Friday, 1 April 2011

The Lawsuit Against California's AB32 -- Why EJ Advocates Are Right for All the Wrong Reasons

Environmental justice advocates filed suit against AB32, California's landmark cap-and-trade emissions law, claiming that the California Air Resources Board erred by not considering alternatives more carefully. Sidestepping the administrative law matters, it seems to me that as a substantive matter, EJ advocates are worried about all the wrong things. EJ advocates are worried that cap-and-trade could allow "hotspots" of pollution. Carbon dioxide emissions are, of course, not harmful, but EJ advocates are worried about the co-pollutant hotspots that would be allowed by a cap-and-trade scheme.

But I don't get it. If hotspots are what EJ advocates are worried about, why is a carbon tax (as they favor) better? Why can't hotspots form in a carbon tax regime?

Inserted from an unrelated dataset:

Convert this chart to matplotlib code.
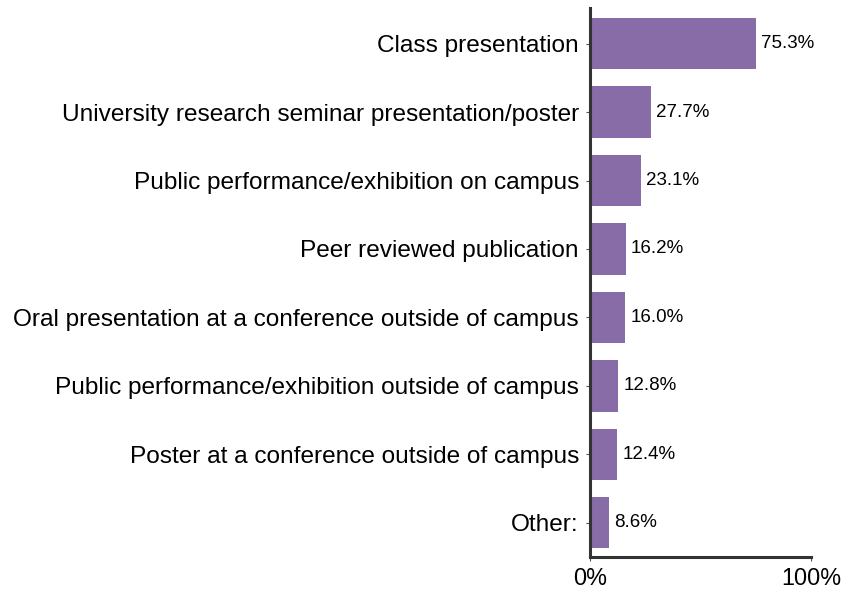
import matplotlib
matplotlib.use("Agg")
import matplotlib.pyplot as plt

plt.rcParams['font.family'] = ['Liberation Sans', 'DejaVu Sans']

categories = [
    "Class presentation",
    "University research seminar presentation/poster",
    "Public performance/exhibition on campus",
    "Peer reviewed publication",
    "Oral presentation at a conference outside of campus",
    "Public performance/exhibition outside of campus",
    "Poster at a conference outside of campus",
    "Other:",
]
values = [75.3, 27.7, 23.1, 16.2, 16.0, 12.8, 12.4, 8.6]
xtick_vals = [0, 100]
xtick_labels = ["0%", "100%"]

fig = plt.figure(figsize=(8.44, 5.90), dpi=100)
ax = fig.add_axes([590/844, 1-557/590, 221/844, 549/590])

pos = list(range(len(categories)))
ax.barh(pos, values, height=0.75, color="#876ca8")
for p, v in zip(pos, values):
    ax.text(v + 2.2, p, f"{v:.1f}%", va="center", ha="left", fontsize=13.5, color="black")

ax.set_yticks(pos)
ax.set_yticklabels(categories, fontsize=17.6)
ax.set_ylim(7.5, -0.52)
ax.set_xlim(0, 100)
ax.set_xticks(xtick_vals)
ax.set_xticklabels(xtick_labels, fontsize=16.8)

for s in ["top", "right"]:
    ax.spines[s].set_visible(False)
for s in ["left", "bottom"]:
    ax.spines[s].set_linewidth(2.2)
    ax.spines[s].set_color("#333333")
ax.tick_params(axis="y", length=3, width=0.8, color="#555555", pad=5)
ax.tick_params(axis="x", length=3, width=0.8, color="#555555", pad=4)

fig.savefig("out.png", dpi=100)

In fact, the real reason that people should be unhappy with a cap-and-trade scheme, and especially poverty advocates that often overlap with EJ advocates, is that cap-and-trade is *often* regressive because of the way that emissions permits are allocated -- usually by grandfathering, essentially a freebie to shareholders of emitting firms. The revenues of a carbon tax might or might not be recycled to addressed the perceived regressiveness of carbon taxes, but in no case is it worse than simply giving emitters a free pass. Incidentally, recent research seems to suggest that because some of the poorest derive much of their income from government programs, and because some of these programs are indexed to inflation, a carbon tax may not be regressive after all.